If we apply 2.5V to the + input, what voltage on the gain setting resistor connected to the - input would cause the output to go to zero? The gain from the inverting input to the output is R2/R1 = 0.5, so to subtract out the 2.5V offset, you must supply an offset of 2.5 + 2.5/0.5 = 7.5V to the resistor.
I would use 10.00K for R1, so that makes R2 5.00K.
Since you dont have a 7.5V source, and 5V is too low, you can transform the 7.5V and 10K input resistor to 12V and a two resistor voltage divider by using Thevenin's Theorem. Look at the sim.
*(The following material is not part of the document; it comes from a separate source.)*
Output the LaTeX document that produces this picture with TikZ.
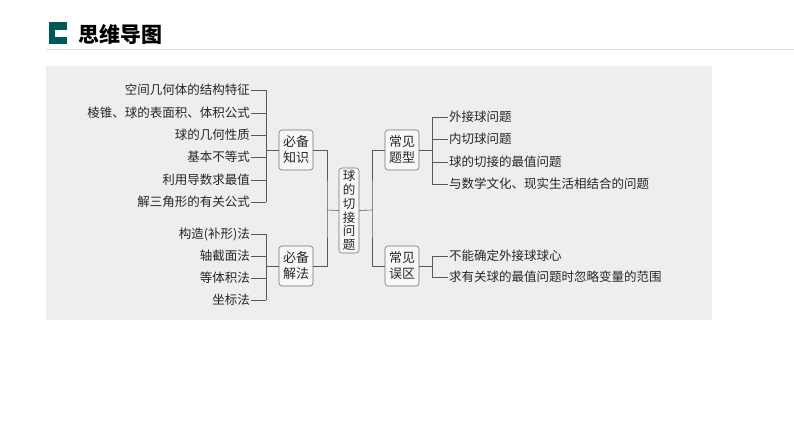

The only problem now is that the accelerometer I will use is very sensitive to Voltage changes in the millivolt range. My +12 volt is not as stable as I would like. My 5 volt will be very precise +/- 1 to 2 millivolts. Would you recommend to use OP284 and use the second opamp to amplify the 5 Volts to 10 Volts or even 7.5V and use that voltage? BTW this project is very important to me, and I would like to offer you a small donation for your help. What is the best way we can do this?
Here is problem #2. The accelerometer outputs 1V/G. 1 G equals gravity which would really be my maximum reading needed. If I decrease my range to +/- 1.5 g, I should be able to take advantage of the 5V instead of needing a 7.5V right?
In short, take the differential amplifier transfer function
Vout = V1 * R2/(R1+R2)*(1+R4/R3) - V2*R4/R3
and write two equations: One for Vout = -3V, V1 = 0.5V and V2 = 5V, and another one for Vout = 3V, V1 = 4.5V and V2 = 5V. Solve this system with two unknowns, R2/R1 and R4/R3. Choose R1 and R3 and calculate R2 and R4. The result is R1 = 2k, R2 = 12K, R3 = 2k, R4 = 1.5k.